EURO-CORDEX climate projections for 2041–2070 and 2071–2100 under RCP8.5.
These maps and data are widely published on the EEA website and used in EU communications. As recently as May 2024, the EEA published two ‘science’ paper uniquely based on the RCP8.5 scenario:
2. Joint Research Centre (JRC) – PESETA Projects
The JRC’s flagship PESETA series (Projections of Economic Impacts of climate change in Sectors of the European Union) extensively used RCP8.5:
PESETA I, II, III, and IV assessed impacts on agriculture, coasts, energy, tourism, transport, and human health.
RCP8.5 was systematically presented as the high-end / worst-case scenario to quantify potential damages and justify adaptation measures. “Assessing spatial shifts of the Mediterranean and arid climates under RCP4.5 and RCP8.5 climate projections in Europe” is one of the countless ‘science’ papers published by the EU on the topic.
3. Climate-ADAPT Platform
The official EU Climate-ADAPT platform (managed by EEA + European Commission) integrates RCP8.5 projections for national and regional adaptation strategies across Europe. For example, “the authors simulate the impacts of future climate change on tourism demand for four warming levels (1.5°C, 2°C, 3°C, and 4°C) under two emissions pathways (RCP4.5 and RCP8.5).” states one of the ‘science’ paper published by this EU platform:
4. European Central Bank (ECB) and NGFS Climate Stress Tests
The ECB and the Network for Greening the Financial System (NGFS) used scenarios based on RCP8.5 (“Hot House World” scenario) for climate stress tests of European banks.
These tests evaluate the financial risks to the banking sector under warming pathways. For example, the update of the official ESCB statistical climate indicators published by the ECB in November 2025 is mainly based on the RCP8.5 scenario. Here is the case of Effect of adaptation strategies by the ECB for flooding; the only scenario taken into account by the ECB is the RCP8.5:
5. Other Major EU-Funded Projects
ClimateCost project (EU-funded): explicitly modelled RCP8.5 for Europe.
Studies on water resources, soil erosion, Mediterranean ecosystems, and energy production frequently used RCP8.5 as the reference high-emissions pathway.
Many Fit for 55 and Green Deal impact assessments referenced high-end RCP8.5-based projections to illustrate the “urgency” of action.
To summarize: RCP8.5 was routinely used as the key “plausible worst-case” scenario in EU’s risk assessments, economic damage projections, adaptation planning, and public communication for over a decade. It helped justify the scale and urgency of regulations, subsidies, and spending. To put it simply: the massive regulatory edifice built by the EU in the area of climate policy is based on a scenario that the IPCC itself now considers to be false. Governments across member states incorporated these “plausible” (read: implausible) forecasts into decision-making.

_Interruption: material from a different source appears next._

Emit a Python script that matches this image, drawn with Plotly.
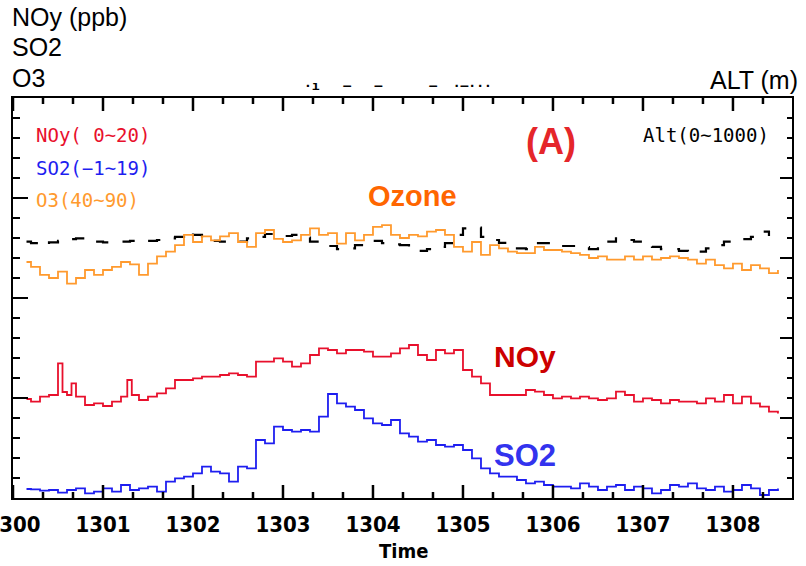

Science writer Roger Pielke Jr. highlights the significance, noting the scenario produced “impossible futures” that nonetheless dominated research, headlines, and policy for nearly two decades. The IPCC’s shift has gained traction online, but major European media have largely stayed silent — the same outlets that amplified the most extreme claims now have the most to lose.
Rare exceptions appeared in outlets like the Dutch De Volkskrant, which ran a front-page piece on the UN panel dropping the doomsday scenario. German papers such as Berliner Zeitung and Die Welt also noted that extreme scenarios had played an outsized role in public debate for too long, with one observing how a lobby elevated the most sensationalist projections in science, media, and politics — only for it to prove unrealistic.
Leading journals Nature and Science have published thousands of studies relying on these high-emission assumptions. Despite claims that the field had moved on, data shows continued heavy use in 2026 and prior years.
The fallout for the EU is enormous
Careers in climate science and policy, massive public spending, and trust in institutions hang in the balance. Regulations imposing huge costs on European businesses — from carbon border taxes to EV mandates and heating bans — were sold on these worst-case assumptions. Net Zero supporters lose the key tool in their arsenal for the Great Reset-style transformation of the economy.
Brussels has poured enormous resources into the Green Deal, with binding targets, renewable mandates, and penalties for non-compliance. Farmers protesting in the streets, energy prices spiking, and deindustrialization warnings were all waved away with climate emergency rhetoric rooted in these implausible projections.
Don’t expect a quick policy reversal. Entrenched interests in the EU bureaucracy, green NGOs, and compliant media will fight to keep the narrative alive. Just recently, during a conference in Brussels, a senior official of the European Commission was seen assaulting a leading scientist who was praising the return to reason in the climate debate. . . But reality is catching up.
The implausibility ruling exposes how fearmongering, not sound science, drove much of the green agenda. European citizens — facing higher bills, restricted choices, and economic pain — deserve a full accounting.
The Net Zero experiment, built on sand foundations, is unraveling. It’s past time for Brussels to reconsider before more damage is done to prosperity and freedom across Europe.